Estamos por tanto ante una película que se debate entre el film de tesis y el drama existencial, que gana en tanto que se mantiene ambigua entre ambos y pierde cuando se decanta con claridad por uno de ellos. Si hay temas que no permiten el mínimo desequilibrio entre forma y fondo, éste es uno de ellos.

Ocurre que como ensayo, todo el peso de la película se sustenta en un relativismo muy discutible, en una ecuación simple y mentirosa como es la que iguala al neoliberalismo con el nacionalsocialismo. Y tanto que existe una conexión entre ambos, tan obvio como que los nazis no inventaron casi nada sino que aplicaron sistemas ya existentes a la destrucción de individuos. Es una conexión ya explorada sabiamente por otros como Roy Andersson en su excelente cortometraje World of glory, donde lo hacía precisamente sin renunciar a su papel de explorador de imágenes y sonidos. Pero llevar la comparación al extremo como hace esa especie de justiciero que aparece hacia el final encarnando a la Verdad absoluta, y con el cual el realizador no deja de identificarse durante todo el filme, no hace sino tratar de achatar la realidad y aligerar el peso del mayor interrogante del siglo XX, el que nace de las cenizas de Auschwitz.
Ocurre también que los restos literarios de la novela en que se inspira La question humaine son el eje narrativo sobre el que avanzan las pesquisas de Simon, y que son éstos los que están a punto de echar por tierra una gran película para convertirla en un Soldados de Salamina cualquiera.

Entonces, ¿Por qué estamos ante dos horas y media de visión obligada, ante una de las películas más turbadoras del cine europeo reciente? Pues precisamente por todo eso que queda entre el drama y el ensayo, que no es ni uno ni otro sino que son puro cine.

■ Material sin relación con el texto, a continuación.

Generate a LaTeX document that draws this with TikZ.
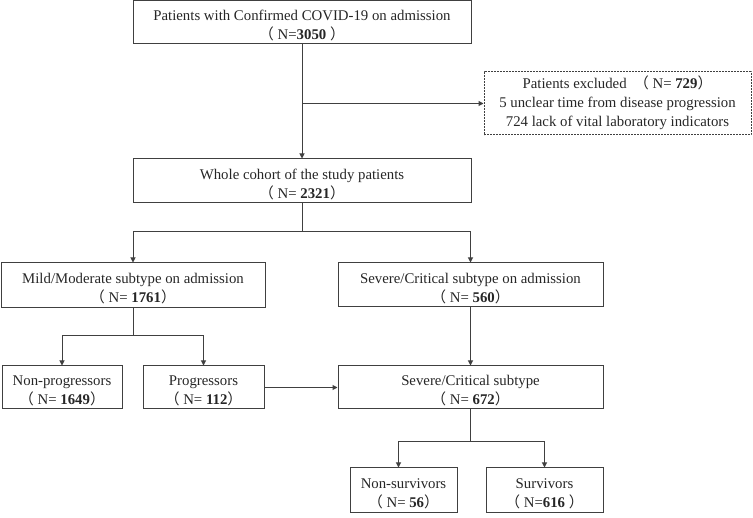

Hablo de imágenes desgarradas que expresan todo el absurdo del mundo en que vivimos, que no dan respuestas. La question humaine perdura en la retina gracias a ellas. El malestar de una sociedad enferma se traduce en la disolución del relato, ingresamos así en el ámbito de la pesadilla. La violencia es ejercida en cada encuadre, en cada palabra y en cada silencio. El olor a muerte habita en los despachos y en los pasillos de las oficinas. El tiempo se detiene, es el tiempo de la mente atormentada de Simon.
Klotz hace un uso inteligente de la elipsis para desarmarnos aún más, y se alía con el sonido para aumentar el extrañamiento de Simon, que es el nuestro. El cante jondo de Miguel Poveda y el techno de la rave contribuyen por igual a dibujar este paisaje desolado de siniestras chimeneas.
Todo parece estúpido y doloroso en La question humaine. Poco a poco, el sonido se aleja de las imágenes, se reivindica a sí mismo hasta adueñarse de una pantalla en negro. Sobre ella, sobre lo irrepresentable, se repite una y otra vez una palabra: stücke (piezas), el más terrible de los eufemismos.